DATA SECTION.
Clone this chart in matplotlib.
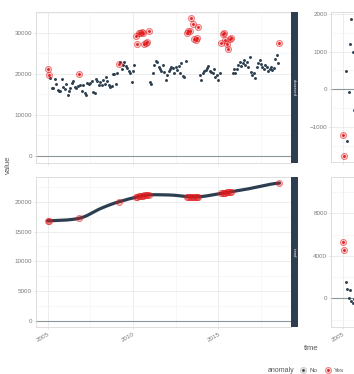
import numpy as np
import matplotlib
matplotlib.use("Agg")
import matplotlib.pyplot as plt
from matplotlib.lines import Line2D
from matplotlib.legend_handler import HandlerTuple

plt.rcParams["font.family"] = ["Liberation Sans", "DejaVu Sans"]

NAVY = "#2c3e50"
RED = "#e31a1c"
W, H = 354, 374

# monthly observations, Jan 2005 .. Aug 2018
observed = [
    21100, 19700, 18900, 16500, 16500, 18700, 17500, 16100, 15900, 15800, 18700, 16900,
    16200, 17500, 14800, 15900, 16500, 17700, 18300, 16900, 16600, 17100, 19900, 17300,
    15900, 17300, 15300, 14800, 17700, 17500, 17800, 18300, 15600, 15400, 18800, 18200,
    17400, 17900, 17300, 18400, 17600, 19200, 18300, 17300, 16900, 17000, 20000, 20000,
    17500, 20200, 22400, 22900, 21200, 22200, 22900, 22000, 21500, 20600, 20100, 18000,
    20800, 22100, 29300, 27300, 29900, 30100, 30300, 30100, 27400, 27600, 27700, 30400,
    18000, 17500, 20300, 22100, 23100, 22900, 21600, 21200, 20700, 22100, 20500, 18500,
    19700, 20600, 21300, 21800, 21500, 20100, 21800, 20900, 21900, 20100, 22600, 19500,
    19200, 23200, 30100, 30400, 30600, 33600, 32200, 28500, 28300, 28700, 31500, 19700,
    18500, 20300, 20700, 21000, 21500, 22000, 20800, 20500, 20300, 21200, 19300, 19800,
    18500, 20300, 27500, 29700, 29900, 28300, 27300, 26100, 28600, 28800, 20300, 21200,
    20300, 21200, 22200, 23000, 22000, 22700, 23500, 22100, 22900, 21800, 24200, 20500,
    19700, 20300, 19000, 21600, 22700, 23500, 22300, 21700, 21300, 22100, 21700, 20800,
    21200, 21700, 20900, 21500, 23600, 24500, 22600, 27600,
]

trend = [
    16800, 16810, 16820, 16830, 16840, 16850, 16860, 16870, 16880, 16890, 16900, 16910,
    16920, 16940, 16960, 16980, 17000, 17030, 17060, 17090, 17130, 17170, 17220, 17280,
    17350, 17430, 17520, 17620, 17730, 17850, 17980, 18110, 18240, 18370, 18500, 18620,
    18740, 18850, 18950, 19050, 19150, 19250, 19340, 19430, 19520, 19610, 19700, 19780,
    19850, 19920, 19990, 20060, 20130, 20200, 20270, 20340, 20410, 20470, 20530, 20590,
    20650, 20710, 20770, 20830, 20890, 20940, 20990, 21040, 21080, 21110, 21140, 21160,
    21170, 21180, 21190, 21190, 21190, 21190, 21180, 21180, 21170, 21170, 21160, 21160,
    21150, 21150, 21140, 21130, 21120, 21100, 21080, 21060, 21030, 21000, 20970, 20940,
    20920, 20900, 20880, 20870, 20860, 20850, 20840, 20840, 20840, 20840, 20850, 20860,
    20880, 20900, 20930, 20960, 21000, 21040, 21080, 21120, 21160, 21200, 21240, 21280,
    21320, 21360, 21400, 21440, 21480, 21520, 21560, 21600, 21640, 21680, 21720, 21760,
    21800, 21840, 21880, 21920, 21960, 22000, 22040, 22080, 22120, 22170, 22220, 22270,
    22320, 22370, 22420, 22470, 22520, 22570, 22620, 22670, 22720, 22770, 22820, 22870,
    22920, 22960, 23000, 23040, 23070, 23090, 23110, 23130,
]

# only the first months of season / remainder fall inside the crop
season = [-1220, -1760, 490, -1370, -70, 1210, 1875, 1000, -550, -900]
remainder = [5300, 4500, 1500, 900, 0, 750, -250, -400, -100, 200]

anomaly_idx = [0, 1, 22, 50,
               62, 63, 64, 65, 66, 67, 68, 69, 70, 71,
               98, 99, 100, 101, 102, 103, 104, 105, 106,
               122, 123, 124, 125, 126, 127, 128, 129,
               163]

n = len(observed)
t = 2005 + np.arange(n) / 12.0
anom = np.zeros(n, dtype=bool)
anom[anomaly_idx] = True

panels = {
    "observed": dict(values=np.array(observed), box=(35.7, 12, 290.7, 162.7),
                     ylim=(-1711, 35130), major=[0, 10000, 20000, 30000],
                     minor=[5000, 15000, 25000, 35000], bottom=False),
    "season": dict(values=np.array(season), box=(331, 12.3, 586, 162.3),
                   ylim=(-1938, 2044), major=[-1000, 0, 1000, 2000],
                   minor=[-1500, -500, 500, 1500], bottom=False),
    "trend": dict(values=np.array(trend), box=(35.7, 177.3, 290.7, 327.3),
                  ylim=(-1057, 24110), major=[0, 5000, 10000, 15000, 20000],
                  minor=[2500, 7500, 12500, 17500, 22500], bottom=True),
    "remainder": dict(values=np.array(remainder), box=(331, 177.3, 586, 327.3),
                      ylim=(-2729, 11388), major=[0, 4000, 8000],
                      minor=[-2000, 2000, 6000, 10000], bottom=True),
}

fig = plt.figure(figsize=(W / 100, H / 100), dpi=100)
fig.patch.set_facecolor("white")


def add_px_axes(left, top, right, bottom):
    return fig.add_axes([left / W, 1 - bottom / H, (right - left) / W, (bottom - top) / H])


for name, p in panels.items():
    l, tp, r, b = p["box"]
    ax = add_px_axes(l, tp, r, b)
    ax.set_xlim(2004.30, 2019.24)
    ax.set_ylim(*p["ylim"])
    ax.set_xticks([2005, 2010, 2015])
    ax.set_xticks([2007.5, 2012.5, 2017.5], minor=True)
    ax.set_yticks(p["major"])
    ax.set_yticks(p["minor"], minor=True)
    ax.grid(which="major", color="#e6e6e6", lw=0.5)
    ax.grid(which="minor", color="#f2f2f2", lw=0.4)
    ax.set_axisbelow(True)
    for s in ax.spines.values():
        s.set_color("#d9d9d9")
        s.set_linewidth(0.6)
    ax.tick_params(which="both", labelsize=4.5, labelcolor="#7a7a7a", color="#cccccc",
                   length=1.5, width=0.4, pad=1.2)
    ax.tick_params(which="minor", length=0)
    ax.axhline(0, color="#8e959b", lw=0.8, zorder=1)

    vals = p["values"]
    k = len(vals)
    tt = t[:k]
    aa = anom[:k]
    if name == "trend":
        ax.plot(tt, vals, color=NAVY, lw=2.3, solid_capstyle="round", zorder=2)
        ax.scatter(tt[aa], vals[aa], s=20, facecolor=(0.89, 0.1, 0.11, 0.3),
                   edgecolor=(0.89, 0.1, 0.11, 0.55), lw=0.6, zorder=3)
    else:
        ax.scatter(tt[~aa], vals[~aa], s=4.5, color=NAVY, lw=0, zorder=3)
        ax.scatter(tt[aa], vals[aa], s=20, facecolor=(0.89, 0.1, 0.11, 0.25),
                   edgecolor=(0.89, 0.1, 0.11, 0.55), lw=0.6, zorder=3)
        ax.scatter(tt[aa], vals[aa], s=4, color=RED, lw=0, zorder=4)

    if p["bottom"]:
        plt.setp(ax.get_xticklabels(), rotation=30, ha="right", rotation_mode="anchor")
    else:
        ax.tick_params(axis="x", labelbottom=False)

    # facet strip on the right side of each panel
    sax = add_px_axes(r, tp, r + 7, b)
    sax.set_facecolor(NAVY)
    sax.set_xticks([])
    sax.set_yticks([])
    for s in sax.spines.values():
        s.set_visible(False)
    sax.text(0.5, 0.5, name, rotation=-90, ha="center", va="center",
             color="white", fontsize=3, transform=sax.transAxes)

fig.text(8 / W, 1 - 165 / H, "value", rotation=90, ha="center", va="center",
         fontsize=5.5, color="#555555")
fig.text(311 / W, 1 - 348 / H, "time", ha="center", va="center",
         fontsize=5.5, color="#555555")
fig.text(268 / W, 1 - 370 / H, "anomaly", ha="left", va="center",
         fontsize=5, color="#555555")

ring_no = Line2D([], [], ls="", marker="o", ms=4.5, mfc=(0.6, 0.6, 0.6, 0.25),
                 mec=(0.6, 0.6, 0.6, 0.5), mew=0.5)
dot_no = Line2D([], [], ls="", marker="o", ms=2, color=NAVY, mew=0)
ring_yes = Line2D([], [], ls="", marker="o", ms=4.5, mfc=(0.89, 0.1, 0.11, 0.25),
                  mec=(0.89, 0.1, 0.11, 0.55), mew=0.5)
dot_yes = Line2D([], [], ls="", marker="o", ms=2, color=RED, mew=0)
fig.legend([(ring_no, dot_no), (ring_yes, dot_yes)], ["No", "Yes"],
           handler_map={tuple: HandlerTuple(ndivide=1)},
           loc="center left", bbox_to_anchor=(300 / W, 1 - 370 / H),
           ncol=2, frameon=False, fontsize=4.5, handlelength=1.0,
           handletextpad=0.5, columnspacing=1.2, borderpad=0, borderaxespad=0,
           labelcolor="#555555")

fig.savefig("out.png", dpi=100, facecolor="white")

GIVEN PROBLEM. Give again exactly the lines running from the beginning of the material above through the line that contains "W, H = 354, 374", and leave out every picture.

TASK OUTPUT.
Clone this chart in matplotlib.
import numpy as np
import matplotlib
matplotlib.use("Agg")
import matplotlib.pyplot as plt
from matplotlib.lines import Line2D
from matplotlib.legend_handler import HandlerTuple

plt.rcParams["font.family"] = ["Liberation Sans", "DejaVu Sans"]

NAVY = "#2c3e50"
RED = "#e31a1c"
W, H = 354, 374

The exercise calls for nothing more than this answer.